You have the absolute right to refuse Aadhaar-based KYC and use alternative KYC documents — such as your passport, Voter ID, or driving licence — without being denied the service as a result. No bank or financial institution can make Aadhaar-based KYC compulsory for private sector services. You have the right to know exactly what data will be shared with the institution before providing consent. You have the right to withdraw consent for future Aadhaar-based authentication with any institution, though this does not reverse data already legitimately shared. Any institution that misuses your Aadhaar data or conducts authentication without consent is subject to penalties under the Aadhaar Act.
Common Aadhaar KYC Failures and How to Resolve Them
| Failure Type | Root Cause | Resolution |
|---|---|---|
| OTP not received during e-KYC | Mobile number not linked to Aadhaar | Register your mobile number at the Aadhaar Seva Kendra before KYC |
| Name mismatch between Aadhaar and bank records | Different name spellings across documents | Update name in Aadhaar or bank records to ensure consistency |
| Address mismatch is causing KYC rejection | Outdated address in Aadhaar | Update the address in Aadhaar via the SSUP portal before KYC |
| Photograph not matching current appearance | Outdated Aadhaar photograph | Visit the enrollment centre for a photograph update |
| Biometric authentication failure at the branch | Degraded fingerprint or iris quality | Update biometrics at the enrollment centre; use OTP-based alternative |
| e-KYC server timeout | High UIDAI server load or poor connectivity | Retry during off-peak hours or switch to the offline KYC method |
| Aadhaar biometric lock active | Resident previously locked biometrics | Unlock biometrics via the UIDAI portal or mAadhaar before the branch visit |
Video KYC: The Next Layer Beyond Aadhaar e-KYC
The RBI introduced Video-based Customer Identification Process (V-CIP) — commonly called Video KYC — in 2020 as a complementary layer to Aadhaar e-KYC for opening full-KYC bank accounts with higher transaction limits. In Video KYC, a bank official conducts a live video call with the customer, visually verifies the customer’s Aadhaar card displayed on camera, cross-checks the face against the Aadhaar photograph, and records the interaction as a permanent compliance record.

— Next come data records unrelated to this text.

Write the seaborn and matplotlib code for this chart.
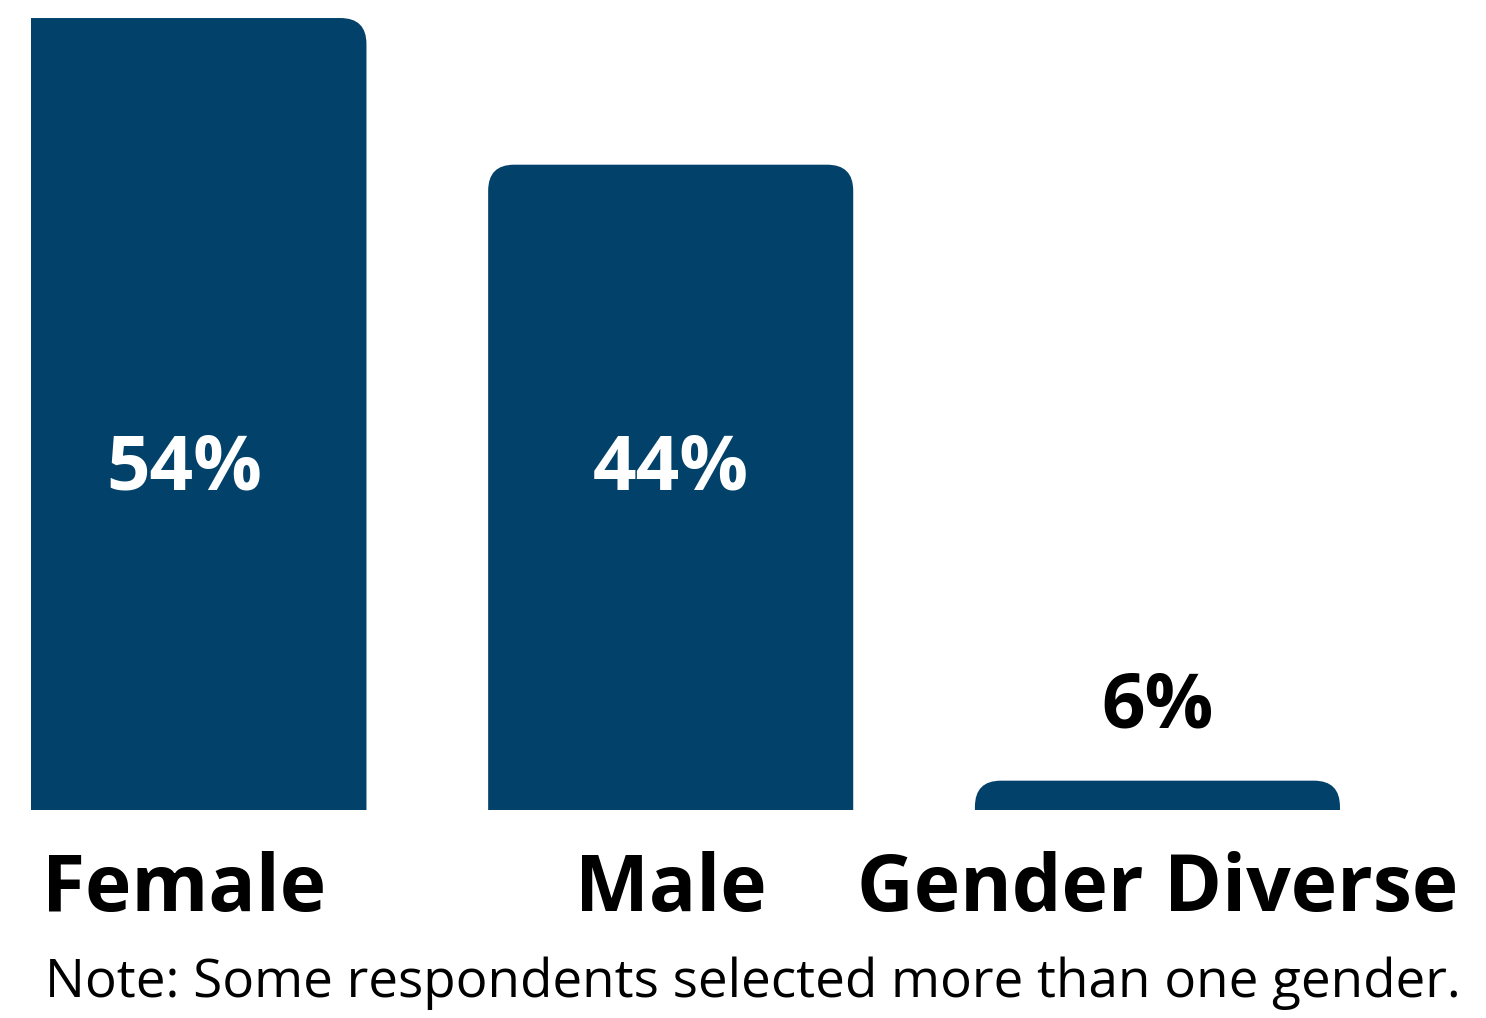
import matplotlib
matplotlib.use("Agg")
import matplotlib.pyplot as plt
import matplotlib.transforms as mtransforms
from matplotlib.patches import FancyBboxPatch
import seaborn as sns
import pandas as pd

# ---- data ----
categories = ["Female", "Male", "Gender Diverse"]
percent_values = [54, 44, 6]
bar_heights = [54, 44, 2]          # bar heights as drawn in the picture
value_labels = ["54%", "44%", "6%"]
note_text = "Note: Some respondents selected more than one gender."

BLUE = "#02416A"

sns.set_theme(style="white")
plt.rcParams['font.family'] = ['Open Sans', 'DejaVu Sans']

W, H = 1486, 1018
fig = plt.figure(figsize=(W / 100, H / 100), dpi=100)
ax = fig.add_axes([31 / W, (H - 810) / H, (W - 31) / W, 810 / H])

df = pd.DataFrame({"category": categories, "height": bar_heights})
sns.barplot(data=df, x="category", y="height", color=BLUE, width=0.75,
            saturation=1, ax=ax)

ax.set_xlim(-0.3142, 2.675)
ax.set_ylim(0, 55.23)
ax.axis("off")

# px per data unit
fig.canvas.draw()
px_x = ax.transData.transform((1, 0))[0] - ax.transData.transform((0, 0))[0]
px_y = ax.transData.transform((0, 1))[1] - ax.transData.transform((0, 0))[1]
radius_px = 26
r_x = radius_px / px_x
r_y = radius_px / px_y

for p in list(ax.patches):
    x0, w, h = p.get_x(), p.get_width(), p.get_height()
    p.remove()
    fb = FancyBboxPatch((x0, -r_y), w, h + r_y,
                        boxstyle=f"round,pad=0,rounding_size={r_x}",
                        mutation_aspect=r_y / r_x,
                        facecolor=BLUE, edgecolor="none", clip_on=True)
    ax.add_patch(fb)

# value labels
for i, (h, lab) in enumerate(zip(bar_heights, value_labels)):
    if h > 20:
        ax.text(i, (810 - 490) / px_y, lab, ha="center", va="baseline",
                color="white", fontsize=55, fontweight="bold")
    else:
        ax.text(i, h + 53 / px_y, lab, ha="center", va="baseline",
                color="black", fontsize=55, fontweight="bold")

# category labels
trans = mtransforms.blended_transform_factory(ax.transData, fig.transFigure)
for i, cat in enumerate(categories):
    ax.text(i, (H - 911) / H, cat, transform=trans, ha="center", va="baseline",
            color="black", fontsize=56.5, fontweight="bold", clip_on=False)

fig.text(45 / W, (H - 997) / H, note_text, ha="left", va="baseline",
         color="black", fontsize=38.2, fontweight="normal")

fig.savefig("out.png", dpi=100)
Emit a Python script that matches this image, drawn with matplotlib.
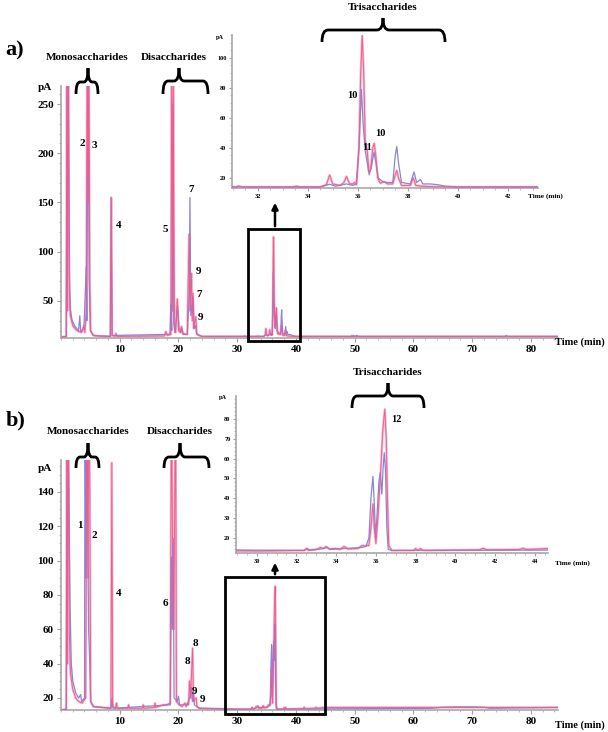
import matplotlib
matplotlib.use("Agg")
import matplotlib.pyplot as plt
from matplotlib.path import Path
from matplotlib.patches import PathPatch, Rectangle, FancyArrowPatch
from matplotlib.ticker import MultipleLocator

plt.rcParams['font.family'] = ['Liberation Serif', 'DejaVu Serif']
plt.rcParams['font.weight'] = 'bold'

# ---- panel a traces (time in min, signal in pA) ----
a_pink_t = [0.2, 0.9, 1.0, 1.1, 1.25, 1.4, 1.6, 2.0, 2.5, 3.0, 3.5, 3.9, 4.05, 4.3, 4.45, 4.6,
            4.75, 4.9, 5.05, 5.5, 6.0, 8.4, 8.55, 8.7, 9.2, 9.35, 9.5, 17.6, 17.85, 18.1, 18.7,
            18.85, 19.0, 19.1, 19.3, 19.5, 19.8, 20.0, 20.3, 20.5, 20.7, 21.5, 21.8, 21.95, 22.2,
            22.35, 22.45, 22.6, 22.95, 23.1, 23.5, 24.0, 31.1, 31.25, 31.4, 33.4, 33.55, 33.7,
            34.5, 34.75, 34.88, 35.0, 35.3, 35.45, 35.55, 35.68, 35.8, 35.88, 35.95, 36.05, 36.12,
            36.18, 36.24, 36.3, 36.38, 36.45, 36.52, 36.6, 36.66, 36.72, 36.8, 36.9, 37.05, 37.2,
            37.4, 37.5, 37.56, 37.63, 37.75, 38.1, 38.22, 38.32, 38.6, 39.0, 40.0, 49.3, 49.5,
            49.7, 84.5]
a_pink_v = [13.5, 14, 300, 40, 300, 60, 35, 25, 21, 19, 18, 25, 18, 40, 300, 150,
            300, 70, 20, 15, 14.5, 14, 155, 15, 14, 17, 14, 14.5, 19, 15, 16,
            300, 40, 300, 25, 18, 52, 20, 18, 24, 17, 16, 118, 40, 78,
            30, 58, 22, 34, 17, 15, 14, 14, 14.6, 14, 14, 14.5, 14,
            14, 15.5, 22, 16, 15, 17, 21, 16, 16, 17, 15.5, 40, 90,
            115, 90, 45, 38, 24, 26, 40, 43, 35, 20, 16.5, 17.5, 16,
            16, 22, 25, 20, 15, 15, 20, 15, 14.5, 14.2, 14, 14, 14.8,
            14, 14]

a_blue_t = [0.2, 0.9, 1.05, 1.2, 1.45, 1.6, 1.9, 2.4, 3.0, 3.2, 3.35, 3.9, 4.3, 4.4, 4.6, 4.8,
            5.0, 5.5, 8.4, 8.55, 8.7, 17.8, 18.55, 18.7, 18.85, 19.05, 19.2, 19.4, 19.85, 20.1,
            20.4, 20.6, 20.8, 21.5, 21.85, 21.95, 22.1, 22.5, 22.65, 22.95, 23.1, 23.6, 24.0, 34.5,
            34.88, 35.1, 35.55, 35.8, 35.95, 36.05, 36.15, 36.22, 36.3, 36.38, 36.46, 36.55,
            36.65, 36.73, 36.82, 37.0, 37.2, 37.4, 37.5, 37.56, 37.63, 37.75, 38.1, 38.25, 38.35,
            38.5, 38.6, 38.9, 39.2, 39.5, 40.0, 49.6, 49.8, 50.0, 50.4, 50.6, 75.6, 75.8, 76.0, 84.5]
a_blue_v = [13.5, 14, 300, 300, 74, 41, 30, 24, 20, 35, 19, 22, 85, 30, 300, 71,
            20, 15, 14, 155, 15, 16, 16.5, 46, 20, 250, 28, 18, 45, 23,
            18, 22, 16, 16, 60, 155, 35, 54, 22, 25, 16, 15, 14, 14,
            15.8, 14.5, 16, 15, 16, 40, 79, 55, 38, 30, 22, 28,
            37, 30, 20, 17.5, 17, 17, 35, 41, 30, 17, 16, 24, 17,
            19, 16, 16, 15.5, 14.5, 14, 14, 15, 14, 15, 14, 14, 15, 14, 14]

# ---- panel b traces ----
b_pink_t = [0.2, 0.9, 1.0, 1.1, 1.25, 1.4, 1.6, 2.0, 2.5, 3.0, 3.6, 4.2, 4.45, 4.6, 4.75, 4.9,
            5.05, 5.5, 8.5, 8.65, 8.8, 9.3, 9.45, 9.6, 11.4, 11.5, 11.6, 13.9, 14.0, 14.1, 15.9,
            16.0, 16.1, 17.0, 17.5, 18.0, 18.6, 18.8, 19.0, 19.2, 19.5, 19.65, 20.1, 20.6, 21.1,
            21.3, 21.5, 21.7, 21.9, 22.05, 22.4, 22.55, 23.0, 23.15, 23.6, 30.0, 32.4, 32.5,
            32.6, 33.1, 33.2, 33.35, 33.5, 33.65, 34.0, 34.2, 34.4, 34.6, 35.1, 35.3, 35.5, 35.65,
            35.75, 35.85, 35.92, 36.0, 36.1, 36.25, 36.35, 36.45, 36.52, 36.58, 36.65, 36.8, 37.9,
            38.0, 38.1, 38.25, 38.35, 41.2, 41.4, 41.6, 43.2, 43.4, 43.6, 44.7, 84.5]
b_pink_v = [13, 13.5, 200, 40, 200, 60, 35, 25, 20, 18, 17, 20, 200, 90, 200, 142,
            18, 15, 14, 157, 15, 14, 17, 14, 14, 16, 14, 14, 16, 14, 14.5,
            17, 14.5, 15.5, 16, 16, 17, 200, 100, 60, 200, 18, 16, 15, 17,
            15, 17, 16, 30, 20, 49, 18, 20, 15, 14, 13.2, 13.5, 14.5,
            13.5, 14.3, 15, 14.5, 15.5, 14.2, 14.5, 14, 15.5, 14.2, 14.5, 16, 15.8, 16,
            25, 37, 25, 17, 30, 55, 75, 85, 70, 40, 16, 13.5, 13.5,
            14.5, 13.5, 14.5, 13.5, 13.8, 14.6, 13.8, 14, 14.6, 14, 14.5, 14.5]

b_blue_t = [0.2, 0.9, 1.05, 1.3, 1.55, 1.75, 2.0, 2.5, 3.0, 3.35, 3.5, 4.0, 4.1, 4.25, 4.4,
            4.55, 4.7, 4.9, 5.05, 5.5, 8.5, 8.7, 8.85, 18.6, 18.8, 18.95, 19.1, 19.25, 19.8,
            20.0, 20.2, 21.5, 21.9, 22.2, 22.35, 22.55, 22.7, 23.5, 32.4, 32.55, 32.7, 33.4,
            33.55, 33.7, 35.3, 35.5, 35.65, 35.75, 35.85, 35.93, 35.98, 36.05, 36.15, 36.22,
            36.3, 36.36, 36.42, 36.48, 36.55, 36.62, 36.8, 63.0, 65.0, 67.0, 70.0, 72.0, 73.0, 84.5]
b_blue_v = [13, 13.5, 200, 150, 73, 40, 30, 23, 20, 22, 18, 20, 200, 90, 200,
            122, 60, 40, 18, 15, 14, 20, 14, 16, 102, 60, 113, 20, 18,
            21, 16, 16, 20, 26, 18, 24, 16, 14, 13.5, 14.5, 13.5, 14.5,
            15, 14, 15, 15.5, 20, 40, 51, 35, 20, 30, 48, 53,
            42, 55, 63, 55, 25, 14, 13.5, 14, 14.6, 14.8, 14.8, 14.6, 14, 14.5]

W, H = 608, 732
fig = plt.figure(figsize=(W / 100, H / 100), dpi=100)


def fx(px):
    return px / W


def fy(py):
    return 1 - py / H


def add_axes(x0, x1, ytop, ybot):
    return fig.add_axes([fx(x0), fy(ybot), fx(x1) - fx(x0), fy(ytop) - fy(ybot)])


def style(ax, fsize, xmaj, xmin, ymaj, ymin, ticklen):
    for s in ['top', 'right']:
        ax.spines[s].set_visible(False)
    for s in ['left', 'bottom']:
        ax.spines[s].set_color('#a8a8a8')
        ax.spines[s].set_linewidth(1.2)
    ax.patch.set_alpha(0)
    ax.xaxis.set_major_locator(MultipleLocator(xmaj))
    ax.xaxis.set_minor_locator(MultipleLocator(xmin))
    ax.yaxis.set_major_locator(MultipleLocator(ymaj))
    ax.yaxis.set_minor_locator(MultipleLocator(ymin))
    ax.tick_params(which='major', length=ticklen, width=0.8, color='#a0a0a0',
                   labelsize=fsize, pad=2)
    ax.tick_params(which='minor', length=ticklen * 0.6, width=0.6, color='#b0b0b0')
    for lab in ax.get_xticklabels() + ax.get_yticklabels():
        lab.set_fontweight('bold')


def draw_traces(ax, pt, pv, bt, bv, lw):
    # light pink halo under a thin hot-pink core, as in the instrument export
    ax.plot(pt, pv, color='#f7b4ca', lw=lw * 1.9, solid_joinstyle='round', zorder=2)
    ax.plot(bt, bv, color='#8a84d8', lw=lw, zorder=3)
    ax.plot(pt, pv, color='#ee5b8e', lw=lw * 0.7, zorder=4)


def brace(x0, x1, xc, ytip, ybody, ytop, r=5):
    pts = [(x0, ytip), (x0, ybody), (x0 + r, ybody), (xc - r, ybody), (xc, ybody), (xc, ytop),
           (xc, ybody), (xc + r, ybody), (x1 - r, ybody), (x1, ybody), (x1, ytip)]
    codes = [Path.MOVETO, Path.CURVE3, Path.CURVE3, Path.LINETO, Path.CURVE3, Path.CURVE3,
             Path.CURVE3, Path.CURVE3, Path.LINETO, Path.CURVE3, Path.CURVE3]
    path = Path([(fx(a), fy(b)) for a, b in pts], codes)
    fig.add_artist(PathPatch(path, transform=fig.transFigure, fill=False, lw=2, color='black'))


def ftext(px, py, s, size, **kw):
    fig.text(fx(px), fy(py), s, fontsize=size, fontweight='bold', ha='center', va='center', **kw)


def box(x0, x1, ytop, ybot):
    fig.add_artist(Rectangle((fx(x0), fy(ybot)), fx(x1) - fx(x0), fy(ytop) - fy(ybot),
                             transform=fig.transFigure, fill=False, lw=2, ec='black'))


def arrow(x, y0, y1):
    fig.add_artist(FancyArrowPatch((fx(x), fy(y0)), (fx(x), fy(y1)), transform=fig.transFigure,
                                   arrowstyle='-|>', mutation_scale=9, lw=1.8, color='black'))


# ================= panel a =================
ax_a = add_axes(61, 558, 86, 338)
draw_traces(ax_a, a_pink_t, a_pink_v, a_blue_t, a_blue_v, 0.9)
ax_a.set_xlim(0, 84.6)
ax_a.set_ylim(12.4, 268.3)
style(ax_a, 8, 10, 2, 50, 10, 3)
ax_a.set_xticks(range(10, 90, 10))
ax_a.set_yticks([50, 100, 150, 200, 250])

ins_a = add_axes(232, 538, 35, 188)
draw_traces(ins_a, a_pink_t, a_pink_v, a_blue_t, a_blue_v, 0.9)
ins_a.set_xlim(30.98, 43.2)
ins_a.set_ylim(13.3, 115.3)
style(ins_a, 4.5, 2, 0.5, 20, 5, 2)
ins_a.set_xticks(range(32, 44, 2))

ftext(45, 88, 'pA', 8)
ftext(220, 38, 'pA', 4.5)
ftext(580, 342, 'Time (min)', 7.5)
ftext(545, 196, 'Time (min)', 5.2)
ftext(15, 50, 'a)', 16)
ftext(87, 58, 'Monosaccharides', 8)
ftext(174, 58, 'Disaccharides', 8)
ftext(383, 7, 'Trisaccharides', 8)
brace(76, 98, 88, 94, 82, 68, 4)
brace(163, 208, 179, 94, 81, 68, 5)
brace(322, 445, 383, 42, 30, 18, 6)
for px, py, s in [(82, 143, '2'), (94, 145, '3'), (119, 226, '4'), (165, 230, '5'),
                  (191, 190, '7'), (198, 272, '9'), (199, 295, '7'), (201, 317, '9')]:
    ftext(px, py, s, 8)
for px, py, s in [(352, 95, '10'), (367, 147, '11'), (380, 133, '10')]:
    ftext(px, py, s, 7.5)
box(248, 300, 229, 341)
arrow(275, 229, 200)

# ================= panel b =================
ax_b = add_axes(61, 558, 460, 710)
draw_traces(ax_b, b_pink_t, b_pink_v, b_blue_t, b_blue_v, 0.9)
ax_b.set_xlim(0, 84.6)
ax_b.set_ylim(13.0, 158.6)
style(ax_b, 8, 10, 2, 20, 5, 3)
ax_b.set_xticks(range(10, 90, 10))
ax_b.set_yticks(range(20, 160, 20))

ins_b = add_axes(236, 548, 396, 553)
draw_traces(ins_b, b_pink_t, b_pink_v, b_blue_t, b_blue_v, 0.9)
ins_b.set_xlim(28.96, 44.66)
ins_b.set_ylim(12.2, 91.7)
style(ins_b, 4.5, 2, 0.5, 10, 2, 2)
ins_b.set_xticks(range(30, 46, 2))
ins_b.set_yticks(range(20, 90, 10))

ftext(45, 468, 'pA', 8)
ftext(223, 397, 'pA', 4.5)
ftext(580, 725, 'Time (min)', 7.5)
ftext(572, 563, 'Time (min)', 5.2)
ftext(16, 420, 'b)', 16)
ftext(88, 432, 'Monosaccharides', 8)
ftext(180, 432, 'Disaccharides', 8)
ftext(388, 373, 'Trisaccharides', 8)
brace(76, 99, 88, 468, 457, 443, 4)
brace(164, 209, 180, 468, 457, 443, 5)
brace(352, 424, 388, 408, 396, 383, 5)
for px, py, s in [(80, 526, '1'), (94, 535, '2'), (119, 593, '4'), (165, 604, '6'),
                  (195, 643, '8'), (187, 662, '8'), (195, 692, '9'), (203, 699, '9')]:
    ftext(px, py, s, 8)
ftext(396, 420, '12', 7.5)
box(225, 325, 577, 714)
arrow(275, 577, 560)

fig.savefig('out.png', dpi=100)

Aadhaar plays a central role in Video KYC — the customer’s Aadhaar e-KYC data is fetched first to pre-populate the application, and the video session then adds a live human verification layer that satisfies full-KYC regulatory requirements for accounts with unlimited transaction capacity. This hybrid process — combining Aadhaar’s digital accuracy with the fraud-resistance of live human verification — represents the current gold standard for remote bank account opening in India and is now offered by virtually every scheduled commercial bank and major fintech platform.
Aadhaar-based KYC has permanently shifted the experience of financial onboarding in India from a bureaucratic paper exercise into a two-minute digital interaction — one that is more accurate, more secure, and more inclusive than any document-based system that preceded it. Understanding your rights, your data boundaries, and the precise mechanics of the process ensures that every Aadhaar KYC interaction you engage in is both efficient and fully within your informed control.